Plaque, Sheffield United F.C., Cherry Street, Sheffield
Epilogue
There are few traces of Thomas Youdan left for us to see today. His Surrey Theatre was burned to the ground in 1865. The Crimean War memorial which he championed has been taken down and is in store, very badly damaged. The Alexandra Opera House was demolished in 1914. Only one rather blurred picture of Thomas survives, thanks to Councillor Frederick Bland (1860-1934) who photographed it from an original print in the Mitre Hotel, Change Alley in the 1920s. The Youdan Cup, lost for many years, was rediscovered in 1997 and now rightfully belongs to Hallam Football Club who bought it for £1,600 from a Scottish antiques collector. Sheffield United remember Thomas in one of a series of plaques on the perimeter fence at Bramall Lane where the final of the cup competition was played.
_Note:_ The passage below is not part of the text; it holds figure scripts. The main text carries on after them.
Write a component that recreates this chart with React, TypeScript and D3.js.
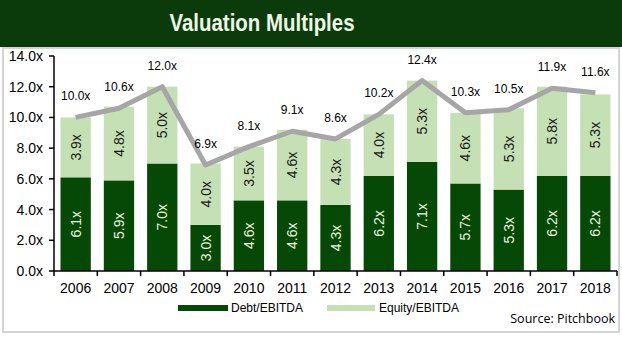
import React from "react";
import * as d3 from "d3";

const years = ["2006","2007","2008","2009","2010","2011","2012","2013","2014","2015","2016","2017","2018"];
const debt = [6.1,5.9,7.0,3.0,4.6,4.6,4.3,6.2,7.1,5.7,5.3,6.2,6.2];
const equity = [3.9,4.8,5.0,4.0,3.5,4.6,4.3,4.0,5.3,4.6,5.3,5.8,5.3];
const total = [10.0,10.6,12.0,6.9,8.1,9.1,8.6,10.2,12.4,10.3,10.5,11.9,11.6];
const yTicks = [0,2,4,6,8,10,12,14];
const seriesNames = ["Debt/EBITDA","Equity/EBITDA"];

const W = 622, H = 337;
const DARK = "#064906";
const LIGHT = "#c5e0b4";
const TITLE_BG = "#0b3b0b";
const LINE = "#a6a6a6";
const FONT = "'Liberation Sans', Arial, sans-serif";

export default function App() {
  const x = d3.scaleBand<string>().domain(years).range([54, 617]).paddingInner(0.3).paddingOuter(0.15);
  const y = d3.scaleLinear().domain([0, 14]).range([271, 56]);
  const bw = x.bandwidth();
  const step = x.step();
  const cx = (i: number) => (x(years[i]) as number) + bw / 2;
  const line = d3.line<number>().x((_, i) => cx(i)).y(d => y(d));

  return (
    <div style={{ position: "absolute", left: 0, top: 0 }}>
      <svg width={W} height={H} style={{ display: "block", background: "#fff" }}>
        <rect x={0} y={0} width={W} height={47} fill={TITLE_BG} />
        <text x={262} y={31} textAnchor="middle" fill="#eef7e8" fontFamily={FONT} fontWeight="bold" fontSize={24} textLength={185} lengthAdjust="spacingAndGlyphs">Valuation Multiples</text>
        <rect x={3} y={48} width={616} height={284} fill="none" stroke="#d4d4d4" strokeWidth={2} />

        {/* y axis */}
        <line x1={54} x2={54} y1={y(14)} y2={y(0)} stroke="#000" strokeWidth={1.5} />
        {yTicks.map(t => (
          <g key={t}>
            <line x1={49} x2={54} y1={y(t)} y2={y(t)} stroke="#000" strokeWidth={1.5} />
            <text x={43} y={y(t) + 5} textAnchor="end" fontFamily={FONT} fontSize={14} fill="#000">{t.toFixed(1) + "x"}</text>
          </g>
        ))}

        {/* bars */}
        {years.map((yr, i) => {
          const x0 = x(yr) as number;
          const d0 = y(0), d1 = y(debt[i]), e1 = y(debt[i] + equity[i]);
          return (
            <g key={yr}>
              <rect x={x0} y={d1} width={bw} height={d0 - d1} fill={DARK} />
              <rect x={x0} y={e1} width={bw} height={d1 - e1} fill={LIGHT} />
              <text transform={`translate(${cx(i) + 5},${(d0 + d1) / 2}) rotate(-90)`} textAnchor="middle" fontFamily={FONT} fontSize={14} fill="#e6f2dc">{debt[i].toFixed(1) + "x"}</text>
              <text transform={`translate(${cx(i) + 5},${(d1 + e1) / 2}) rotate(-90)`} textAnchor="middle" fontFamily={FONT} fontSize={14} fill="#1a1a1a">{equity[i].toFixed(1) + "x"}</text>
            </g>
          );
        })}

        {/* x axis */}
        <line x1={54} x2={617} y1={y(0)} y2={y(0)} stroke="#000" strokeWidth={1.5} />
        {d3.range(years.length + 1).map(k => (
          <line key={k} x1={54 + k * step} x2={54 + k * step} y1={y(0)} y2={y(0) + 5} stroke="#000" strokeWidth={1.5} />
        ))}
        {years.map((yr, i) => (
          <text key={yr} x={cx(i)} y={293} textAnchor="middle" fontFamily={FONT} fontSize={14} fill="#000">{yr}</text>
        ))}

        {/* total line */}
        <path d={line(total) || ""} fill="none" stroke={LINE} strokeWidth={5} strokeLinejoin="round" />
        {total.map((t, i) => (
          <text key={i} x={cx(i)} y={y(t) - 17} textAnchor="middle" fontFamily={FONT} fontSize={12} fill="#000">{t.toFixed(1) + "x"}</text>
        ))}

        {/* legend */}
        <rect x={178} y={305} width={50} height={6} fill={DARK} />
        <text x={231} y={312} fontFamily={FONT} fontSize={12} fill="#000">{seriesNames[0]}</text>
        <rect x={327} y={305} width={48} height={6} fill={LIGHT} />
        <text x={379} y={312} fontFamily={FONT} fontSize={12} fill="#000">{seriesNames[1]}</text>

        <text x={615} y={323} textAnchor="end" fontFamily="'Open Sans', 'Noto Sans', sans-serif" fontSize={12.5} fill="#000">Source: Pitchbook</text>
      </svg>
    </div>
  );
}
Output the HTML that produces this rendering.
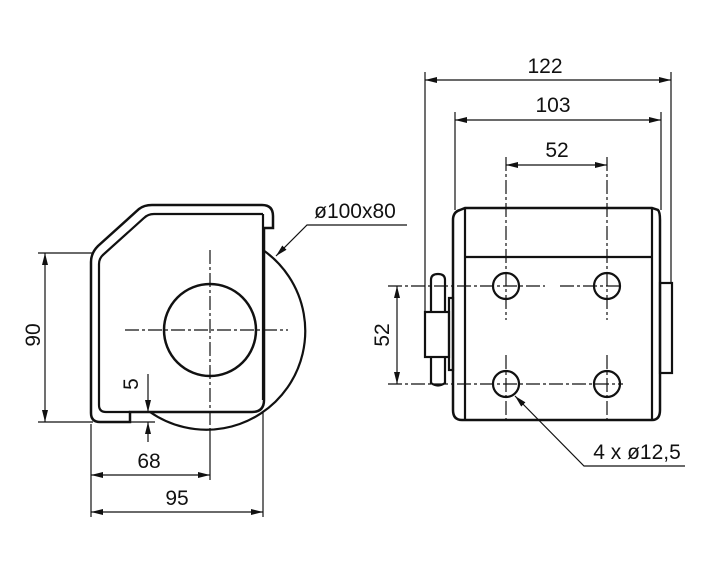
<!DOCTYPE html>
<html><head><meta charset="utf-8"><style>
html,body{margin:0;padding:0;background:#fff;}
svg{display:block}
text{font-family:"Liberation Sans",sans-serif;font-size:21px;fill:#111}
</style></head><body>
<svg width="716" height="574" viewBox="0 0 716 574" xmlns="http://www.w3.org/2000/svg">
<defs>
<marker id="a" viewBox="0 0 12 6" refX="12" refY="3" markerWidth="12" markerHeight="6" orient="auto-start-reverse" markerUnits="userSpaceOnUse"><path d="M0,0 L12,3 L0,6 z" fill="#111"/></marker>
</defs>
<g fill="none" stroke="#111">
<path d="M263,250 A95,95 0 0 1 150,412" stroke-width="2.2"/>
<path d="M91,262 Q91,253 98,246 L139,209 Q144,205 152,205 L262,205 Q273,205 273,216 L273,228 L264,228 L264,400 Q264,412 252,412 L130,412 L130,422 L100,422 Q91,422 91,413 Z" stroke-width="2.5"/>
<path d="M99,264 Q99,258 104,254 L144,218 Q148,214 154,214 L263,214" stroke-width="2.2"/>
<path d="M263,214 L263,400" stroke-width="2.2"/>
<path d="M99,264 L99,405 Q99,412 106,412 L130,412" stroke-width="2.2"/>
<circle cx="210" cy="330" r="46" stroke-width="2.5"/>
<path d="M125,330 L288,330" stroke-width="1.2" stroke-dasharray="14,3,3,3"/>
<path d="M210,250 L210,430" stroke-width="1.2" stroke-dasharray="14,3,3,3"/>
<path d="M38,253 L93,253 M38,422 L93,422" stroke-width="1.2"/>
<path d="M45,253 L45,422" stroke-width="1.2" marker-start="url(#a)" marker-end="url(#a)"/>
<path d="M148,374 L148,412" stroke-width="1.2" marker-end="url(#a)"/>
<path d="M148,442 L148,422" stroke-width="1.2" marker-end="url(#a)"/>
<path d="M130,422 L155,422" stroke-width="1.2"/>
<path d="M91,424 L91,517 M210,430 L210,480 M263,412 L263,517" stroke-width="1.2"/>
<path d="M91,475 L210,475" stroke-width="1.2" marker-start="url(#a)" marker-end="url(#a)"/>
<path d="M91,512 L263,512" stroke-width="1.2" marker-start="url(#a)" marker-end="url(#a)"/>
<path d="M407,225 L307,225 L276,256" stroke-width="1.2" marker-end="url(#a)"/>

<path d="M453,220 Q453,212 460,210 L465,208 L652,208 L658,210 Q660,212 660,220 L660,410 Q660,420 652,420 L462,420 Q453,420 453,410 Z" stroke-width="2.5"/>
<path d="M465,208 L465,420 M652,208 L652,420 M465,257 L652,257" stroke-width="2.2"/>
<rect x="660" y="283" width="12" height="90" stroke-width="2.2"/>
<rect x="449" y="298" width="4" height="72" stroke-width="2.2"/>
<rect x="425" y="312" width="24" height="45" stroke-width="2.2"/>
<path d="M431,312 L431,280 Q431,274 438,274 Q445,274 445,280 L445,312 M431,357 L431,383 Q438,388 445,383 L445,357" stroke-width="2.2"/>
<circle cx="506" cy="286" r="13" stroke-width="2.2"/>
<circle cx="607" cy="286" r="13" stroke-width="2.2"/>
<circle cx="506" cy="384" r="13" stroke-width="2.2"/>
<circle cx="607" cy="384" r="13" stroke-width="2.2"/>
<path d="M388,286 L545,286 M560,286 L623,286 M388,384 L623,384" stroke-width="1.2" stroke-dasharray="14,3,3,3"/>
<path d="M506,157 L506,320 M506,355 L506,420 M607,157 L607,320 M607,355 L607,420" stroke-width="1.2" stroke-dasharray="14,3,3,3"/>
<path d="M425,72 L425,312 M671,72 L671,283 M455,112 L455,210 M661,112 L661,210" stroke-width="1.2"/>
<path d="M425,80 L671,80" stroke-width="1.2" marker-start="url(#a)" marker-end="url(#a)"/>
<path d="M455,120 L661,120" stroke-width="1.2" marker-start="url(#a)" marker-end="url(#a)"/>
<path d="M506,165 L607,165" stroke-width="1.2" marker-start="url(#a)" marker-end="url(#a)"/>
<path d="M397,286 L397,384" stroke-width="1.2" marker-start="url(#a)" marker-end="url(#a)"/>
<path d="M685,466 L584,466 L515,396" stroke-width="1.2" marker-end="url(#a)"/>
</g>
<text x="545" y="73" text-anchor="middle">122</text>
<text x="553" y="112" text-anchor="middle">103</text>
<text x="557" y="157" text-anchor="middle">52</text>
<text x="355" y="218" text-anchor="middle">ø100x80</text>
<text x="637" y="459" text-anchor="middle">4 x ø12,5</text>
<text x="149" y="468" text-anchor="middle">68</text>
<text x="177" y="505" text-anchor="middle">95</text>
<text transform="translate(40,335) rotate(-90)" text-anchor="middle">90</text>
<text transform="translate(138,384) rotate(-90)" text-anchor="middle">5</text>
<text transform="translate(389,335) rotate(-90)" text-anchor="middle">52</text>
</svg>
</body></html>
His name is spelled Youden which, whether by accident or design, is the same spelling that was used to record his baptism and those of his nine siblings in the parish register at St. Oswald Parish Church, Kirk Sandal.
Some of the people we have researched are heroes and others are scoundrels. Thomas Youdan was both. He abused the licensing laws when it suited him; he was lucky not to be imprisoned for holding an illegal lottery; and he was found to have lied in court when he took advantage of a fifteen year old employee. He was also an energetic and imaginative man who made, lost and gave away fortunes and in so doing brought enjoyment to thousands of ordinary people in Sheffield which had a much richer music hall history than other provincial towns. He gave them a free museum and art gallery when there were none, and opera and drama at affordable prices. He supported the poor, sick, elderly, unemployed, and orphaned with real, practical assistance - money, tea, bread, cake, beef, soup, blankets, coal, even swedes and wheat. In his biography of Thomas Youdan for Totley Independent Issue 21 and its summary in Drawings of Historic Totley, Brian Edwards made no mention of the Youdan Cup nor of Thomas's philanthropy. Instead he remembered Thomas Youdan for his undercooked, monster cake. We think he deserves rather better.